Ecology must also consider whether such changes should trigger a public comment period. While any potential water bank would likely perform its own diligence to determine whether and where to market its water rights, potentially adding these additional application requirements creates another regulatory hurdle for water bankers, as well as another burden on Ecology to review and approve.
Finally, the funding package includes an instruction for Ecology to “refine” its recommendations on improving Washington’s framework for water banking, water trust, and water rights transfers. The mandate also requires Ecology to address issues relating to private investment in water banking and the merits of incentives and regulations pertaining to out-of-basin transfers of water rights.6
Water banks have been an instrumental tool in re-allocating a public resource as Washington’s economy evolves.

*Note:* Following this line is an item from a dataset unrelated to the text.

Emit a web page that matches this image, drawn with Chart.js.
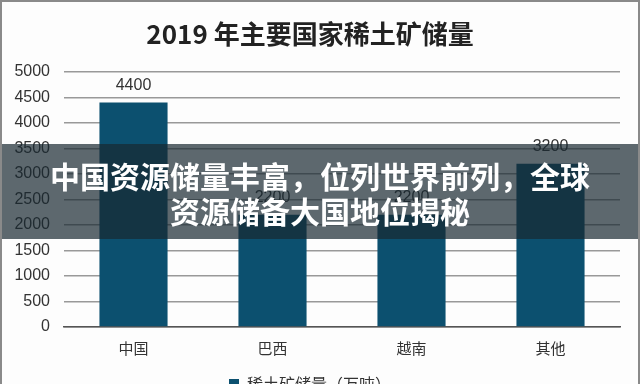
<!DOCTYPE html>
<html>
<head>
<meta charset="utf-8">
<script src="https://cdn.jsdelivr.net/npm/chart.js@4"></script>
<style>
  html, body { margin: 0; padding: 0; width: 640px; height: 384px; overflow: hidden; background: #fdfdfd; }
  #wrap { position: absolute; left: 0; top: 0; width: 640px; height: 402px; }
  #frame { position: absolute; left: 0; top: 0; width: 636px; height: 402px; border: 2px solid #8a8a8a; border-bottom: none; pointer-events: none; box-sizing: content-box; }
  #banner { position: absolute; left: 0; top: 144px; width: 640px; height: 95px; background: rgba(24,40,48,0.7);
            color: #fff; font-family: "Noto Sans CJK SC", sans-serif; font-weight: 700; font-size: 30px; line-height: 35px;
            text-align: center; box-sizing: border-box; padding-top: 14px; }
</style>
</head>
<body>
<div id="wrap"><canvas id="c" width="640" height="402"></canvas></div>
<div id="banner">中国资源储量丰富，位列世界前列，全球<br>资源储备大国地位揭秘</div>
<div id="frame"></div>
<script>
const titleText = '2019 年主要国家稀土矿储量';
const categories = ['中国', '巴西', '越南', '其他'];
const seriesName = '稀土矿储量（万吨）';
const reserves = [4400, 2200, 2200, 3200];
const yTicks = [0, 500, 1000, 1500, 2000, 2500, 3000, 3500, 4000, 4500, 5000];

const barLabels = {
  id: 'barLabels',
  afterDatasetsDraw(chart) {
    const ctx = chart.ctx;
    ctx.save();
    ctx.font = '16px "Liberation Sans", Arial, sans-serif';
    ctx.fillStyle = '#333';
    ctx.textAlign = 'center';
    ctx.textBaseline = 'bottom';
    chart.getDatasetMeta(0).data.forEach((bar, i) => {
      ctx.fillText(String(chart.data.datasets[0].data[i]), bar.x, bar.y - 9);
    });
    ctx.restore();
  }
};

new Chart(document.getElementById('c'), {
  type: 'bar',
  data: {
    labels: categories,
    datasets: [{
      label: seriesName,
      data: reserves,
      backgroundColor: '#0c506f',
      barPercentage: 0.98,
      categoryPercentage: 0.5
    }]
  },
  options: {
    responsive: false,
    animation: false,
    layout: { padding: { left: 0, right: 20, top: 0, bottom: 0 } },
    plugins: {
      title: {
        display: true,
        text: titleText,
        color: '#222',
        font: { family: '"Noto Sans CJK SC", sans-serif', size: 26, weight: '600', lineHeight: 1.2 },
        padding: { top: 19, bottom: 21.8 }
      },
      legend: {
        position: 'bottom',
        labels: {
          color: '#333',
          font: { family: '"Noto Sans CJK SC", sans-serif', size: 16 },
          boxWidth: 10, boxHeight: 10, padding: 10
        }
      },
      tooltip: { enabled: false }
    },
    scales: {
      x: {
        grid: { display: false, drawTicks: false },
        border: { display: true, color: '#555', width: 1.5 },
        ticks: { color: '#333', padding: 12, font: { family: '"Noto Sans CJK SC", sans-serif', size: 15 } },
        afterFit(s) { s.height = 39; }
      },
      y: {
        min: 0, max: 5000,
        afterBuildTicks(s) { s.ticks = yTicks.map(v => ({ value: v })); },
        grid: { color: '#999', lineWidth: 1.5, drawTicks: false },
        border: { display: false },
        ticks: { color: '#333', padding: 14, font: { family: '"Liberation Sans", Arial, sans-serif', size: 16 },
                 callback: (v) => String(v) },
        afterFit(s) { s.width = 64; }
      }
    }
  },
  plugins: [barLabels]
});
</script>
</body>
</html>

Their utility stands at an interesting cross-roads. On the one hand, they have agency staff dedicated to their evaluation and facilitation and well-established regulations and norms of operation. On the other hand, due in part to their increasing prominence, they are at the center of a public debate about the highest and best use of a public natural resource.
Stakeholders are encouraged to track this issue closely in order to understand and participate in the conversation and potential future legislation. Interested parties should engage with Ecology on how best to grapple with implementing the new grant funding requirements and the new parameters for disbursement of funds as well as the evaluation of water markets generally.
2 See Evan Bush, Wall Street spends millions to buy up Washington state water, THE SEATTLE TIMES (Oct. 27, 2019, 6:00 AM).
3 See H.B. 1385 (2021-22), Limiting transfers of water rights out of their original water resource inventory area, available here.
4 Laws of 2021, Ch. 334, § 302(32), available here.
5 Laws of 2021, Ch. 334, § 302(31)(a).
6 Laws of 2021, Ch. 334, § 302(31)(b).